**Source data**

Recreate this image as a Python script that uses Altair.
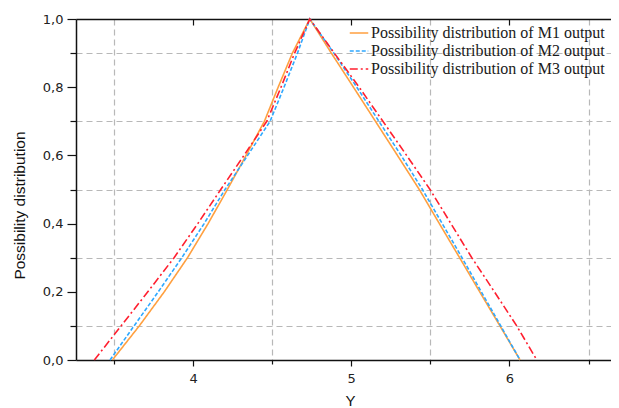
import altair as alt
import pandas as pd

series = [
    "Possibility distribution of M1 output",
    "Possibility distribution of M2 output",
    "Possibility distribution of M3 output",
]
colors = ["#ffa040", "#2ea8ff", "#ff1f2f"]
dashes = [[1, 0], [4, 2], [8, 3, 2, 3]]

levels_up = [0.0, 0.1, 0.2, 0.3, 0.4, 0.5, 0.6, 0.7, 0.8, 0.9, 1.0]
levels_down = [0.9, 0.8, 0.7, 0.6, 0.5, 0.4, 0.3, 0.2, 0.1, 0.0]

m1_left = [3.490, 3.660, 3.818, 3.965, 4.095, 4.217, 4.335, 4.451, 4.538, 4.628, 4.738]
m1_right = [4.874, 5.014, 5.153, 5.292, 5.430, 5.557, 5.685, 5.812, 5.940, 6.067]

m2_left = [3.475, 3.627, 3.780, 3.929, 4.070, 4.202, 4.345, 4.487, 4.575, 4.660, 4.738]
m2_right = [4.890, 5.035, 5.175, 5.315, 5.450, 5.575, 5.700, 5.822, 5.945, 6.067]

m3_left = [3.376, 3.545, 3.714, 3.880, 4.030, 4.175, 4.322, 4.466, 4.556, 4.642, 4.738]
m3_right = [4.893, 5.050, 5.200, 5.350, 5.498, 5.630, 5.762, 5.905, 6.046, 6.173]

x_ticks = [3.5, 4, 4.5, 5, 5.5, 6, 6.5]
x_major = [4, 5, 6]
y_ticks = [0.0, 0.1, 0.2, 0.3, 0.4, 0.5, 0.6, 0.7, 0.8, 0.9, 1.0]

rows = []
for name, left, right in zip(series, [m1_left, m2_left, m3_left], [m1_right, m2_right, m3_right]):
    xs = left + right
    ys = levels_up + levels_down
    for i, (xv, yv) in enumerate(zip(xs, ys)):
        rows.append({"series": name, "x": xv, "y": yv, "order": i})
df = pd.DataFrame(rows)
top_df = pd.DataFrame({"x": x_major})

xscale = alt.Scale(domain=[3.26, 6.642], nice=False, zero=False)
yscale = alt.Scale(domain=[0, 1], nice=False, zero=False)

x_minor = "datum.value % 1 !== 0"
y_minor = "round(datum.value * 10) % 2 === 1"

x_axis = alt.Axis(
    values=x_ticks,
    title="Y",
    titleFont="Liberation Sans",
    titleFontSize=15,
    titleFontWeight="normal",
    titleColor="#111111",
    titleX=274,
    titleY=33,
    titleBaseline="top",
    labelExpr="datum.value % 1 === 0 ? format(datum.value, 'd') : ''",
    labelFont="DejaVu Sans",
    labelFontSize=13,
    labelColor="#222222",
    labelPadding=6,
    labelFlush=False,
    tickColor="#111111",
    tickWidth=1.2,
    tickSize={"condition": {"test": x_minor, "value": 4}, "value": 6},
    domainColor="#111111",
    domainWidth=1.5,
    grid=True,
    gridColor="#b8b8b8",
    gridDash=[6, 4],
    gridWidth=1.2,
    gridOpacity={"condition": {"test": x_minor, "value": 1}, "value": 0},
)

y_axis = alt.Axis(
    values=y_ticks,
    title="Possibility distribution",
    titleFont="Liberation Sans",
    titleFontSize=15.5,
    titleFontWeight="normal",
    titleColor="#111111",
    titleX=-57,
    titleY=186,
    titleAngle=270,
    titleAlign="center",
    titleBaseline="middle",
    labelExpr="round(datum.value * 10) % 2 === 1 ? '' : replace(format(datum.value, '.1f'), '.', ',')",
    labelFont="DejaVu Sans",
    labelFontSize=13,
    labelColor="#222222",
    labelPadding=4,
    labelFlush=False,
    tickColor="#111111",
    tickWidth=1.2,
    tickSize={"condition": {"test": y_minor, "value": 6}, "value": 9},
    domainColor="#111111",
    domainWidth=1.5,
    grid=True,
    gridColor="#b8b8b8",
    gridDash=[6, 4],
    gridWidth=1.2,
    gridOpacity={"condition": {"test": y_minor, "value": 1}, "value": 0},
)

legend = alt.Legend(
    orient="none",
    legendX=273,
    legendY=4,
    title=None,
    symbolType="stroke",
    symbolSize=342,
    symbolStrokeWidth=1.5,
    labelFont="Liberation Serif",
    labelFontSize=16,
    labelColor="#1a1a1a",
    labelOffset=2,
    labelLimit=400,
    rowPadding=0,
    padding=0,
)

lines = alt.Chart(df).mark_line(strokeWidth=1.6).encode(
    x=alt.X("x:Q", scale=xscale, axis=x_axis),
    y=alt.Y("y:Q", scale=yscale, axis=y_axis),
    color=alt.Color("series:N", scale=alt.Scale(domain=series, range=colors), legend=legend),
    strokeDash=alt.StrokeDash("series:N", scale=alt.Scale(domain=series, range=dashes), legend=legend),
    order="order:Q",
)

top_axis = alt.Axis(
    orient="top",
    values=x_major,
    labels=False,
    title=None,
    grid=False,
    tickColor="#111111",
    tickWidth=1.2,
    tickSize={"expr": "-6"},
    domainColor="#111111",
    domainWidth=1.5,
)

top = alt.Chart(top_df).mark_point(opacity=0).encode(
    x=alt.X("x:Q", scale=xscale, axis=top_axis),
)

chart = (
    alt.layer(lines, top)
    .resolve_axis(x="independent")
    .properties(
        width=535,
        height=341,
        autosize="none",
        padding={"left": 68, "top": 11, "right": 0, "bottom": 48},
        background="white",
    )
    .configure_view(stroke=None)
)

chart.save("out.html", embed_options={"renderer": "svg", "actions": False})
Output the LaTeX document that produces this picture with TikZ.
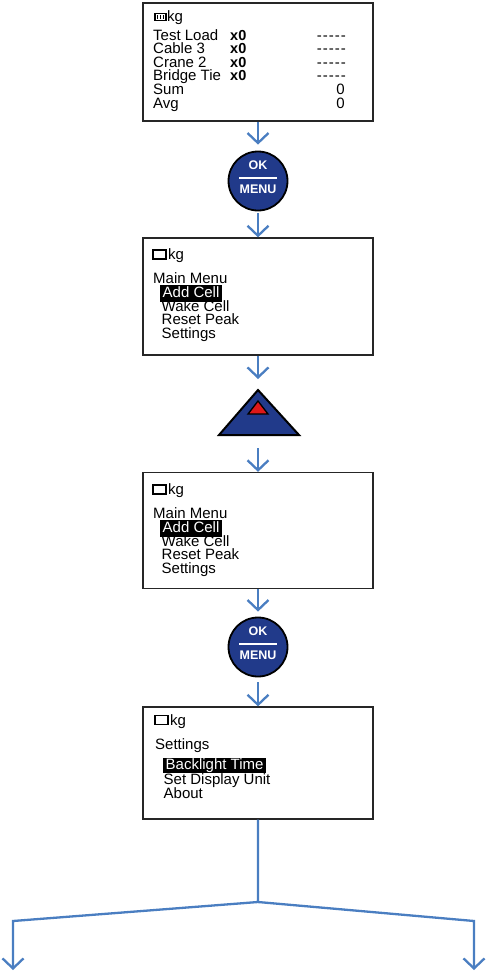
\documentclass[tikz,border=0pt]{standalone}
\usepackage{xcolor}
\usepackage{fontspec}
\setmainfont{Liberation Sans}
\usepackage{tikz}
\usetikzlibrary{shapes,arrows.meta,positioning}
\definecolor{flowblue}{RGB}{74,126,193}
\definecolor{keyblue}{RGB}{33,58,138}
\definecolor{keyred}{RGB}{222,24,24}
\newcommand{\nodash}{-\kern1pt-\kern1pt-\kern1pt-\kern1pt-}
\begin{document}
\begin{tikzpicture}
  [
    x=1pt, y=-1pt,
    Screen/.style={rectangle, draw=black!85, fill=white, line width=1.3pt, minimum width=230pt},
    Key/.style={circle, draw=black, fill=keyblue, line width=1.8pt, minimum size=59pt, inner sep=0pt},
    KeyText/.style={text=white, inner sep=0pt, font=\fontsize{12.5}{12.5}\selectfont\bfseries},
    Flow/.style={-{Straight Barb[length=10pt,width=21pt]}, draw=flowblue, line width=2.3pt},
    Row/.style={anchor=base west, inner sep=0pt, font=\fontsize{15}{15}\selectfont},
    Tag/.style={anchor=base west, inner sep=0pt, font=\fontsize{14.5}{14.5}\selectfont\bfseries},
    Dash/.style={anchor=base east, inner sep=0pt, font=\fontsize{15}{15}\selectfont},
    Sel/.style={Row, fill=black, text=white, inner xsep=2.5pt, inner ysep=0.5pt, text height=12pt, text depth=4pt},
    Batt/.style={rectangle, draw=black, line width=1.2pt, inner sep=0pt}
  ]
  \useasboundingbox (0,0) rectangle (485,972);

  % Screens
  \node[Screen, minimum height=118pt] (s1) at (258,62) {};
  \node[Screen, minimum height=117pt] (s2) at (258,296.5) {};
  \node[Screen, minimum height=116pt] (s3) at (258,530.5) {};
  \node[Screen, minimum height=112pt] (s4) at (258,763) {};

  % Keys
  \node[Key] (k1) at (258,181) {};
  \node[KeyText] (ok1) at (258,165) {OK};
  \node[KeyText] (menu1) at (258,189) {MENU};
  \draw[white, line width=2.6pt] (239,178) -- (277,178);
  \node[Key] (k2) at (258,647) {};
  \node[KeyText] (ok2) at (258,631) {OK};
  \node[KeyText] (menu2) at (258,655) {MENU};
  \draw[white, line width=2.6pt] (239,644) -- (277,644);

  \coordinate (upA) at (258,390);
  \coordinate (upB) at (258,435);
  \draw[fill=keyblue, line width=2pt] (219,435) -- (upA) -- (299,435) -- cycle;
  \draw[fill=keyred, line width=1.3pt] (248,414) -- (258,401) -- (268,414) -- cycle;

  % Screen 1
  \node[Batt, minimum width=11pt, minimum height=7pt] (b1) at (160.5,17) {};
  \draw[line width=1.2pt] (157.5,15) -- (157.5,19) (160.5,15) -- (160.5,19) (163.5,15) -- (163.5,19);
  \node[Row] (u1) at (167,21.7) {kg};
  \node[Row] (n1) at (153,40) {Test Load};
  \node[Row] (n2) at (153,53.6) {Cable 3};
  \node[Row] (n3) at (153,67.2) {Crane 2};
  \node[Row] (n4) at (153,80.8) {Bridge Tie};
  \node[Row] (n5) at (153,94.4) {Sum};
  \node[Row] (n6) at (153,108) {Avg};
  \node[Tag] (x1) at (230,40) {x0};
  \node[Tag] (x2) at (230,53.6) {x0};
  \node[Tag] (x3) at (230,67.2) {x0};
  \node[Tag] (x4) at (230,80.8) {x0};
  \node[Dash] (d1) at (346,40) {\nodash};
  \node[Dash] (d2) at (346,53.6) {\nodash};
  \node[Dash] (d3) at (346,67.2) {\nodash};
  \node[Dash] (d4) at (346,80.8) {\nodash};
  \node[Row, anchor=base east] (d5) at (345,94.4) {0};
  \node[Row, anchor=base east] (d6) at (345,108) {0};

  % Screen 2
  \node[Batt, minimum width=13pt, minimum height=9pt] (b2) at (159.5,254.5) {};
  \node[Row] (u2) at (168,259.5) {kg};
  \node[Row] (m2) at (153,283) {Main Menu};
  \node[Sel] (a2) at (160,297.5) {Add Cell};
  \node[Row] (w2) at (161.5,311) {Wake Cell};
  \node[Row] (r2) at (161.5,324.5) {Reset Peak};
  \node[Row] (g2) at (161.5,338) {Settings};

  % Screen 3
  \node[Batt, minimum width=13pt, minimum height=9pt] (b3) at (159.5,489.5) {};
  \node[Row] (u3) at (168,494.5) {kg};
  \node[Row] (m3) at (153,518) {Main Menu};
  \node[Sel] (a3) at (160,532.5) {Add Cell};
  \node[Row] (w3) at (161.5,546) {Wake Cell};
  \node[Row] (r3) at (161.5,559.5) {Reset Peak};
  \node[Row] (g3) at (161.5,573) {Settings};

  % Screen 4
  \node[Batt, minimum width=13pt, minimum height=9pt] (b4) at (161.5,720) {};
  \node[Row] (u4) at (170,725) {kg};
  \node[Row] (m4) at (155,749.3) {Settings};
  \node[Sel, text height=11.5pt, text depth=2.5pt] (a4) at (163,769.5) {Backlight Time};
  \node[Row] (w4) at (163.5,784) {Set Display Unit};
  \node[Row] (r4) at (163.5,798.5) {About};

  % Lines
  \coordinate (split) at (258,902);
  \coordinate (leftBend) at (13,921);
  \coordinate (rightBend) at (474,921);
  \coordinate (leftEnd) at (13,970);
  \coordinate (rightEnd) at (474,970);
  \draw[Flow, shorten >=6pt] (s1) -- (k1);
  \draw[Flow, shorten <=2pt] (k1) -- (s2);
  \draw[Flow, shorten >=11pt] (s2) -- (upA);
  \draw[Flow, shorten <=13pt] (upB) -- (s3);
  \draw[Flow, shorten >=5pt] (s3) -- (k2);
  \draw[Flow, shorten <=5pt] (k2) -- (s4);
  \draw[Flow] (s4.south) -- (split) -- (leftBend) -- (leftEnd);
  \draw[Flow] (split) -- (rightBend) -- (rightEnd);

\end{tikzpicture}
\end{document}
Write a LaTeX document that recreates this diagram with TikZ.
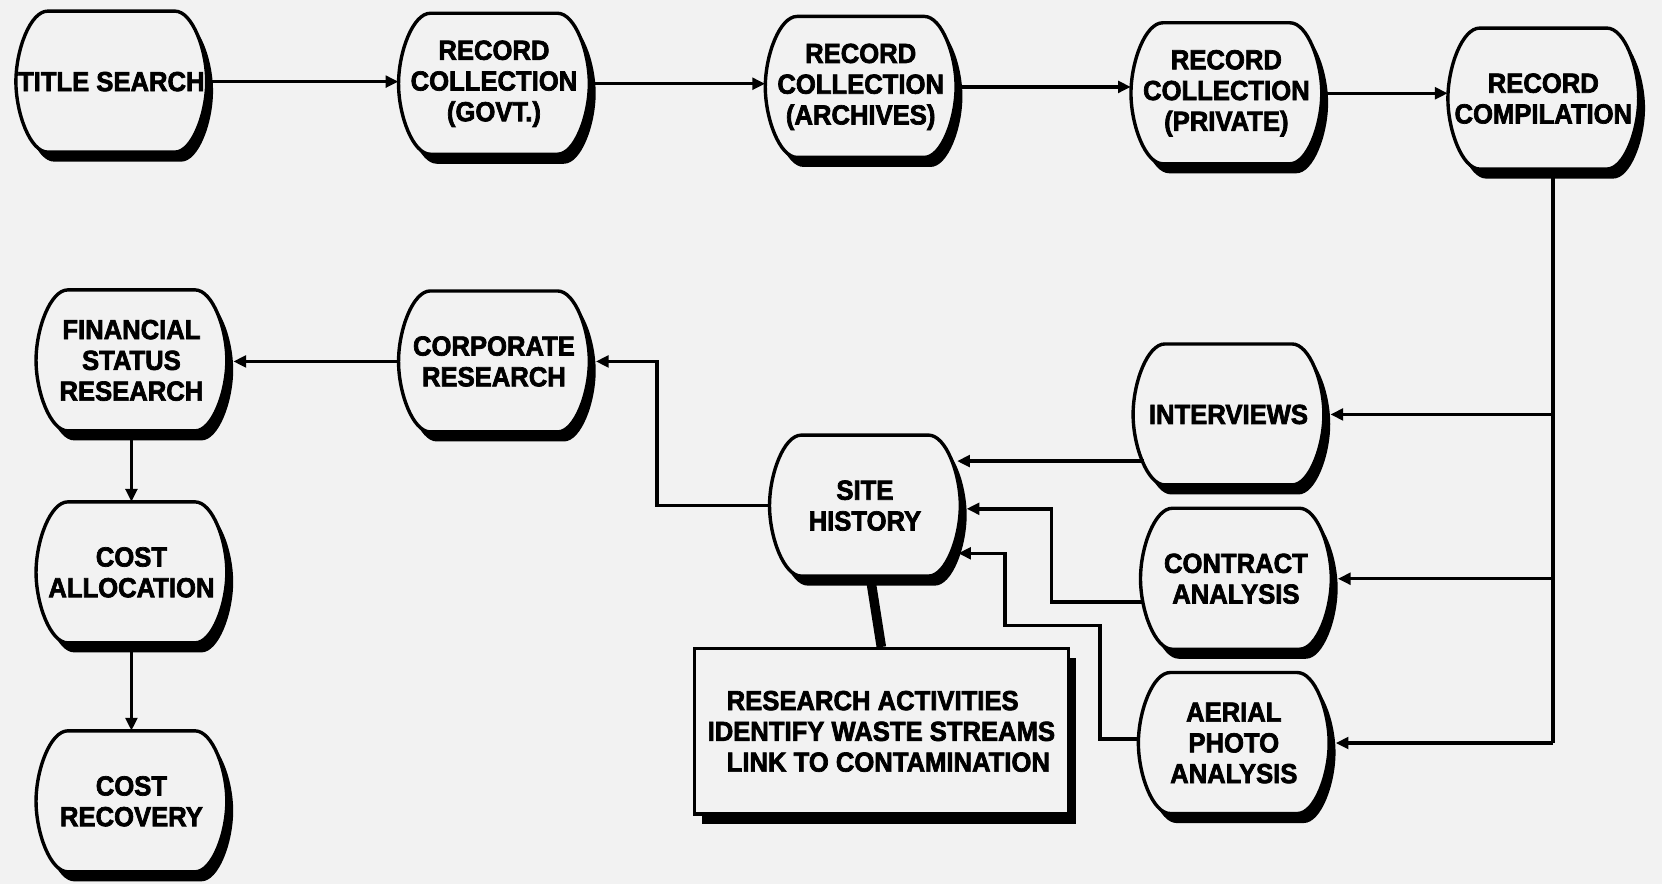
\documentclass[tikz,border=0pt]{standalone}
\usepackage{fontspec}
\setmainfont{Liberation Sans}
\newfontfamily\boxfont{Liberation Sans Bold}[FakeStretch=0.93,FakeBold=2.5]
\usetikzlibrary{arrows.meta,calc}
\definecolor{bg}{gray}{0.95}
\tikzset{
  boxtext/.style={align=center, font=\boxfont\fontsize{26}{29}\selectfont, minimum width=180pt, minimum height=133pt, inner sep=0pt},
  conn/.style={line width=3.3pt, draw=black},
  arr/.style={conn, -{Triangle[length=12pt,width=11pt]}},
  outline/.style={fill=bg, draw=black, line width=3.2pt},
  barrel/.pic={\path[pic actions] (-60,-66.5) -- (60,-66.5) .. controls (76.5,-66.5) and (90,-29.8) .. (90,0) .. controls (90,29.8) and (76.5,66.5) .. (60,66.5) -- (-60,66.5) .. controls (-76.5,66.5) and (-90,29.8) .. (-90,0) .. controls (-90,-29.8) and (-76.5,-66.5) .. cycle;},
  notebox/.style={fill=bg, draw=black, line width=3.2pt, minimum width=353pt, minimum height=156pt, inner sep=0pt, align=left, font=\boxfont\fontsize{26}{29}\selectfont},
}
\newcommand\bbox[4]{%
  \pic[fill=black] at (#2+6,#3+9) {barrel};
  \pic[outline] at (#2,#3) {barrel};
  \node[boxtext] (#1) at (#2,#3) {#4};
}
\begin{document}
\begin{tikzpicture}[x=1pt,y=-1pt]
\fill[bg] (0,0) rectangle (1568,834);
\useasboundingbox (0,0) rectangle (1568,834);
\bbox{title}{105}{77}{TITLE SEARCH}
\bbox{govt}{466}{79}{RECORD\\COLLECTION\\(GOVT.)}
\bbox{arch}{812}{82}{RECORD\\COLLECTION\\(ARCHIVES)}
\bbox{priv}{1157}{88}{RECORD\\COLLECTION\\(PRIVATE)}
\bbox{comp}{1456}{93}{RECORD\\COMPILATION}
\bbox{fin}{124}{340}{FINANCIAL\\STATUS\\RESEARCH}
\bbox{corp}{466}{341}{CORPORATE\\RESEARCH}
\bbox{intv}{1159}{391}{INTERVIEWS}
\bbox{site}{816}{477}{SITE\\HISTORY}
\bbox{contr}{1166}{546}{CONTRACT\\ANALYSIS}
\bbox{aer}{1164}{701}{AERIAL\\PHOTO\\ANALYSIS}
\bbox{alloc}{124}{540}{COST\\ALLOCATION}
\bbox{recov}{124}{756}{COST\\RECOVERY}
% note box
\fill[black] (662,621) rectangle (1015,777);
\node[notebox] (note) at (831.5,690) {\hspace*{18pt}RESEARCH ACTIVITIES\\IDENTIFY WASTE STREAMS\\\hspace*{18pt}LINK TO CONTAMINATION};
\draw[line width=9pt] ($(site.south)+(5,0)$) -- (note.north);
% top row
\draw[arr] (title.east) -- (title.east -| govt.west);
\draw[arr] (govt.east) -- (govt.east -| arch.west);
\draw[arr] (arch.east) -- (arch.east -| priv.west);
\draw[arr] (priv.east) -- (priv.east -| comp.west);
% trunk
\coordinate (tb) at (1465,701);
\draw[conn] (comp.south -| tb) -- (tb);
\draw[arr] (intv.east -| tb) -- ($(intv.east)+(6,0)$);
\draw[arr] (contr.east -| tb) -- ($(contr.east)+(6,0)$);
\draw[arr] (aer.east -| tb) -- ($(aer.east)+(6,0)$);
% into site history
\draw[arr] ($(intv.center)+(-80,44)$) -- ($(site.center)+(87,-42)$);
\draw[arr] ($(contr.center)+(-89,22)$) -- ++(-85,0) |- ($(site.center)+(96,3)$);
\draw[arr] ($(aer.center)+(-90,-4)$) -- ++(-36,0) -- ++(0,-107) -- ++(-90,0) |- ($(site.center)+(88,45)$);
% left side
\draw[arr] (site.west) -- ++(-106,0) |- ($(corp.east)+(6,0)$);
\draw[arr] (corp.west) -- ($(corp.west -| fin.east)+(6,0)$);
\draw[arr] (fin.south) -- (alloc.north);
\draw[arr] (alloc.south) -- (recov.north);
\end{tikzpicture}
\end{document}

**What this task involves**
Retype the records above word for word, from their first line through the line containing "dashes = [[1, 0], [4, 2], [8, 3, 2, 3]]", and leave out every picture.

**Written reply**
Recreate this image as a Python script that uses Altair.
import altair as alt
import pandas as pd

series = [
    "Possibility distribution of M1 output",
    "Possibility distribution of M2 output",
    "Possibility distribution of M3 output",
]
colors = ["#ffa040", "#2ea8ff", "#ff1f2f"]
dashes = [[1, 0], [4, 2], [8, 3, 2, 3]]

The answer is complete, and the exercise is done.